● GIVEN EXERCISE
Please count the lines below that contain the word "this", and reply with that number alone.

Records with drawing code
==================================================

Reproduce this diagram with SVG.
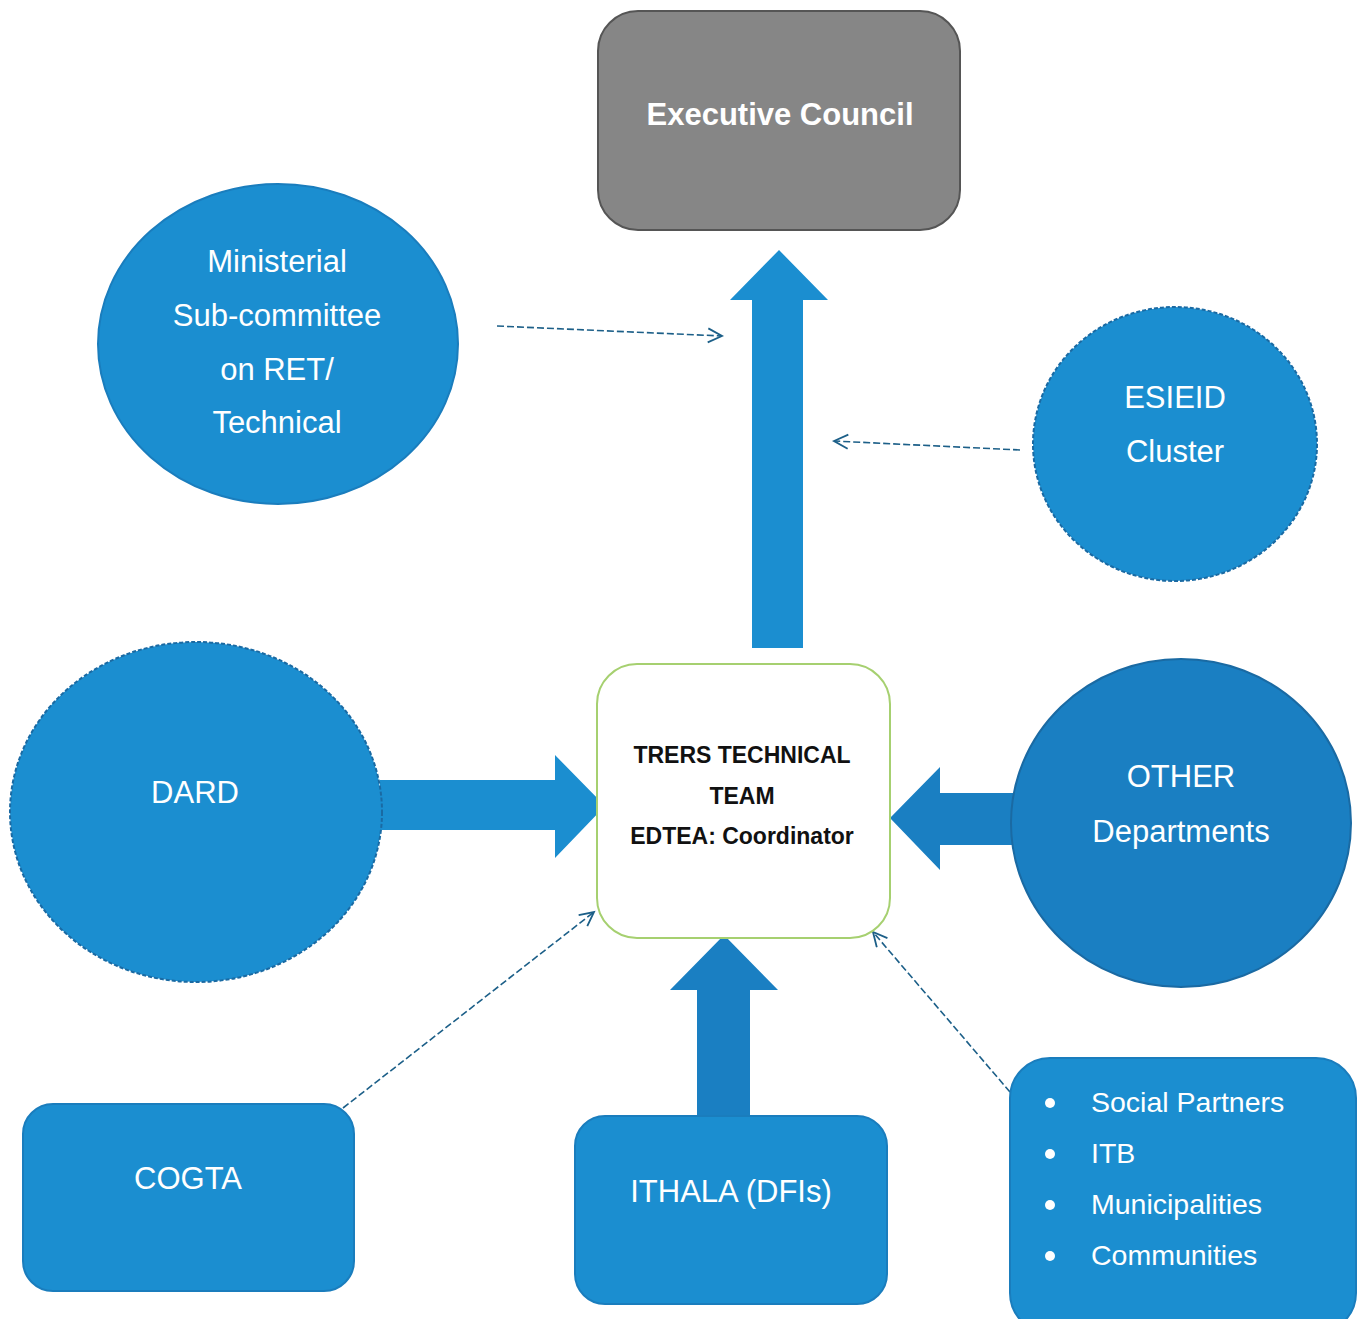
<svg xmlns="http://www.w3.org/2000/svg" width="1360" height="1319" viewBox="0 0 1360 1319">
<defs>
<style>
.blue{fill:#1b8ed0;}
.dark{fill:#1a7fc2;}
.dash{stroke:#1c5f88;stroke-dasharray:7 3;stroke-width:1.6;fill:none;}
.lbl{font-family:"Liberation Sans",Arial,sans-serif;fill:#ffffff;font-size:31px;text-anchor:middle;}
.blk{font-family:"Liberation Sans",Arial,sans-serif;fill:#111111;font-size:23px;font-weight:bold;text-anchor:middle;}
.li{font-family:"Liberation Sans",Arial,sans-serif;fill:#ffffff;font-size:28.5px;}
</style>
<marker id="open" markerWidth="20" markerHeight="20" refX="16" refY="8" orient="auto" markerUnits="userSpaceOnUse">
<path d="M2,1 L16,8 L2,15" fill="none" stroke="#1c5f88" stroke-width="1.8"/>
</marker>
</defs>
<rect width="1360" height="1319" fill="#ffffff"/>

<g id="connectors">
<polygon class="blue" points="752,648 803,648 803,300 828,300 779,250 730,300 752,300"/>
<polygon class="blue" points="380,780 555,780 555,755 605,806 555,858 555,830 380,830"/>
<polygon class="dark" points="1015,793 940,793 940,767 890,818 940,870 940,845 1015,845"/>
<polygon class="dark" points="697,1120 750,1120 750,990 778,990 724,935 670,990 697,990"/>
<line class="dash" x1="497" y1="326" x2="722" y2="336" marker-end="url(#open)"/>
<line class="dash" x1="1020" y1="450" x2="834" y2="441" marker-end="url(#open)"/>
<line class="dash" x1="343" y1="1108" x2="594" y2="912" marker-end="url(#open)"/>
<line class="dash" x1="1010" y1="1092" x2="873" y2="932" marker-end="url(#open)"/>
</g>

<g id="executive-council">
<rect x="598" y="11" width="362" height="219" rx="40" fill="#868686" stroke="#555555" stroke-width="2"/>
<text x="780" y="125" class="lbl" style="font-weight:bold;font-size:31px;">Executive Council</text>
</g>

<g id="ministerial">
<ellipse cx="278" cy="344" rx="180" ry="160" class="blue" stroke="#1a7dbd" stroke-width="2"/>
<text class="lbl"><tspan x="277" y="272">Ministerial</tspan><tspan x="277" y="326">Sub-committee</tspan><tspan x="277" y="380">on RET/</tspan><tspan x="277" y="433">Technical</tspan></text>
</g>

<g id="esieid">
<ellipse cx="1175" cy="444" rx="142" ry="137" class="blue" stroke="#1a6aa3" stroke-width="2" stroke-dasharray="4 2"/>
<text class="lbl"><tspan x="1175" y="408">ESIEID</tspan><tspan x="1175" y="462">Cluster</tspan></text>
</g>

<g id="dard">
<ellipse cx="196" cy="812" rx="186" ry="170" class="blue" stroke="#1a6aa3" stroke-width="2" stroke-dasharray="4 2"/>
<text x="195" y="803" class="lbl">DARD</text>
</g>

<g id="trers">
<rect x="597" y="664" width="293" height="274" rx="40" fill="#ffffff" stroke="#a6d070" stroke-width="2"/>
<text class="blk"><tspan x="742" y="763">TRERS TECHNICAL</tspan><tspan x="742" y="804">TEAM</tspan><tspan x="742" y="844">EDTEA: Coordinator</tspan></text>
</g>

<g id="other">
<ellipse cx="1181" cy="823" rx="170" ry="164" class="dark" stroke="#1a6aa3" stroke-width="2"/>
<text class="lbl"><tspan x="1181" y="787">OTHER</tspan><tspan x="1181" y="842">Departments</tspan></text>
</g>

<g id="cogta">
<rect x="23" y="1104" width="331" height="187" rx="30" class="blue" stroke="#1a7dbd" stroke-width="2"/>
<text x="188" y="1189" class="lbl">COGTA</text>
</g>

<g id="ithala">
<rect x="575" y="1116" width="312" height="188" rx="30" class="blue" stroke="#1a7dbd" stroke-width="2"/>
<text x="731" y="1202" class="lbl">ITHALA (DFIs)</text>
</g>

<g id="partners">
<rect x="1010" y="1058" width="346" height="275" rx="40" class="blue" stroke="#1a7dbd" stroke-width="2"/>
<circle cx="1050" cy="1103" r="5" fill="#ffffff"/>
<circle cx="1050" cy="1154" r="5" fill="#ffffff"/>
<circle cx="1050" cy="1205" r="5" fill="#ffffff"/>
<circle cx="1050" cy="1256" r="5" fill="#ffffff"/>
<text x="1091" y="1112" class="li">Social Partners</text>
<text x="1091" y="1163" class="li">ITB</text>
<text x="1091" y="1214" class="li">Municipalities</text>
<text x="1091" y="1265" class="li">Communities</text>
</g>
</svg>
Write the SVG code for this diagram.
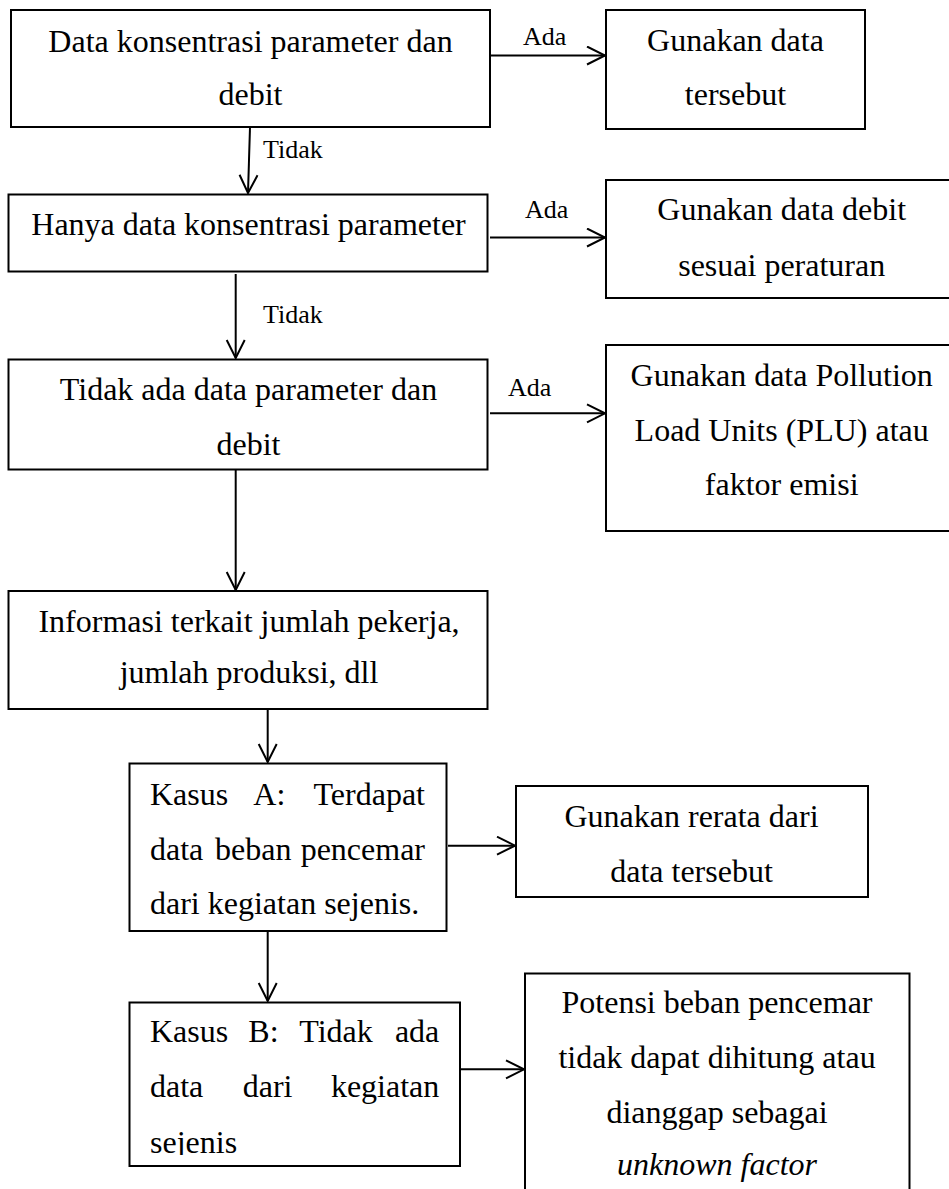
<svg xmlns="http://www.w3.org/2000/svg" width="949" height="1189" viewBox="0 0 949 1189">
  <style>
    .box { fill: #ffffff; stroke: #000000; stroke-width: 2; }
    .t { font-family: "Liberation Serif", "Times New Roman", serif; font-size: 32px; fill: #000000; }
    .c { text-anchor: middle; }
    .e { text-anchor: end; }
    .lbl { font-family: "Liberation Serif", "Times New Roman", serif; font-size: 26px; fill: #000000; }
    .conn { stroke: #000000; stroke-width: 2; fill: none; marker-end: url(#arr); }
  </style>
  <defs>
    <marker id="arr" markerUnits="userSpaceOnUse" markerWidth="22" markerHeight="22" refX="19" refY="10" orient="auto">
      <path d="M1,1 L19,10 L1,19" fill="none" stroke="#000000" stroke-width="2"/>
    </marker>
    <clipPath id="clipB">
      <rect x="130" y="1003" width="330" height="152"/>
    </clipPath>
  </defs>
  <rect width="949" height="1189" fill="#ffffff"/>

  <g id="connectors">
    <line class="conn" x1="490" y1="55.5" x2="605" y2="55.5"/>
    <line class="conn" x1="250" y1="127" x2="248" y2="193"/>
    <line class="conn" x1="490" y1="237.5" x2="605" y2="237.5"/>
    <line class="conn" x1="235.7" y1="274" x2="235.7" y2="358"/>
    <line class="conn" x1="490" y1="413.3" x2="605" y2="413.3"/>
    <line class="conn" x1="235.7" y1="469" x2="235.7" y2="590"/>
    <line class="conn" x1="267.7" y1="698" x2="267.7" y2="762"/>
    <line class="conn" x1="448" y1="845.7" x2="515" y2="845.7"/>
    <line class="conn" x1="267.7" y1="931" x2="267.7" y2="1001"/>
    <line class="conn" x1="458" y1="1069.3" x2="524" y2="1069.3"/>
    <text class="lbl" x="523" y="45">Ada</text>
    <text class="lbl" x="263" y="158">Tidak</text>
    <text class="lbl" x="525" y="218">Ada</text>
    <text class="lbl" x="263" y="322.7">Tidak</text>
    <text class="lbl" x="508" y="396">Ada</text>
  </g>

  <g id="n1">
    <rect class="box" x="11" y="10" width="479" height="117"/>
    <text class="t c" x="250.5" y="52">Data konsentrasi parameter dan</text>
    <text class="t c" x="250.5" y="105">debit</text>
  </g>
  <g id="n2">
    <rect class="box" x="606" y="10" width="259" height="119"/>
    <text class="t c" x="735.5" y="51">Gunakan data</text>
    <text class="t c" x="735.5" y="105">tersebut</text>
  </g>
  <g id="n3">
    <rect class="box" x="8.5" y="194.5" width="479" height="77"/>
    <text class="t c" x="248.5" y="235">Hanya data konsentrasi parameter</text>
  </g>
  <g id="n4">
    <rect class="box" x="606" y="180" width="360" height="118"/>
    <text class="t c" x="781.7" y="220">Gunakan data debit</text>
    <text class="t c" x="781.7" y="276">sesuai peraturan</text>
  </g>
  <g id="n5">
    <rect class="box" x="8.5" y="359.5" width="479" height="110"/>
    <text class="t c" x="248.5" y="400">Tidak ada data parameter dan</text>
    <text class="t c" x="248.5" y="455">debit</text>
  </g>
  <g id="n6">
    <rect class="box" x="606" y="345" width="360" height="186"/>
    <text class="t c" x="781.7" y="386">Gunakan data Pollution</text>
    <text class="t c" x="781.7" y="440.7">Load Units (PLU) atau</text>
    <text class="t c" x="781.7" y="495">faktor emisi</text>
  </g>
  <g id="n7">
    <rect class="box" x="8.5" y="591" width="479" height="118"/>
    <text class="t c" x="249" y="631.7">Informasi terkait jumlah pekerja,</text>
    <text class="t c" x="249" y="683">jumlah produksi, dll</text>
  </g>
  <g id="n8">
    <rect class="box" x="129.5" y="763.5" width="317" height="167.5"/>
    <text class="t" x="150" y="805">Kasus</text>
    <text class="t" x="253.3" y="805">A:</text>
    <text class="t e" x="425" y="805">Terdapat</text>
    <text class="t" x="150" y="860">data</text>
    <text class="t" x="215" y="860">beban</text>
    <text class="t e" x="425" y="860">pencemar</text>
    <text class="t" x="150" y="914">dari kegiatan sejenis.</text>
  </g>
  <g id="n9">
    <rect class="box" x="516" y="786" width="352" height="111"/>
    <text class="t c" x="691.5" y="826.7">Gunakan rerata dari</text>
    <text class="t c" x="691.5" y="881.7">data tersebut</text>
  </g>
  <g id="n10">
    <rect class="box" x="129.5" y="1002.5" width="330.5" height="163.5"/>
    <text class="t" x="150" y="1042">Kasus</text>
    <text class="t" x="248.3" y="1042">B:</text>
    <text class="t" x="299.3" y="1042">Tidak</text>
    <text class="t e" x="439.3" y="1042">ada</text>
    <text class="t" x="150" y="1097.3">data</text>
    <text class="t" x="242.7" y="1097.3">dari</text>
    <text class="t e" x="439.3" y="1097.3">kegiatan</text>
    <text class="t" x="150" y="1152.7" clip-path="url(#clipB)">sejenis</text>
  </g>
  <g id="n11">
    <rect class="box" x="525" y="973.5" width="384.5" height="240"/>
    <text class="t c" x="717" y="1013.3">Potensi beban pencemar</text>
    <text class="t c" x="717" y="1068.3">tidak dapat dihitung atau</text>
    <text class="t c" x="717" y="1123.3">dianggap sebagai</text>
    <text class="t c" x="717" y="1175" font-style="italic">unknown factor</text>
  </g>
</svg>
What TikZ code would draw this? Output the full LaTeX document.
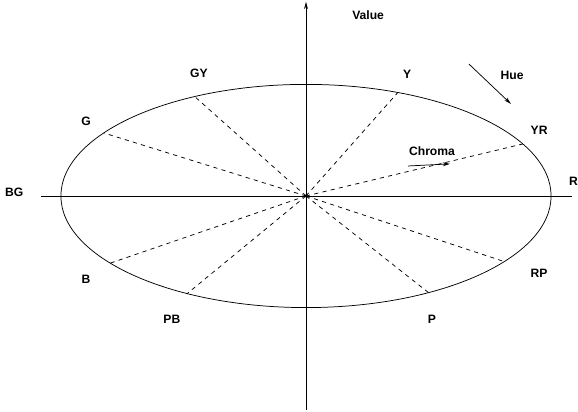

==================================================

● COMPLETED EXERCISE
3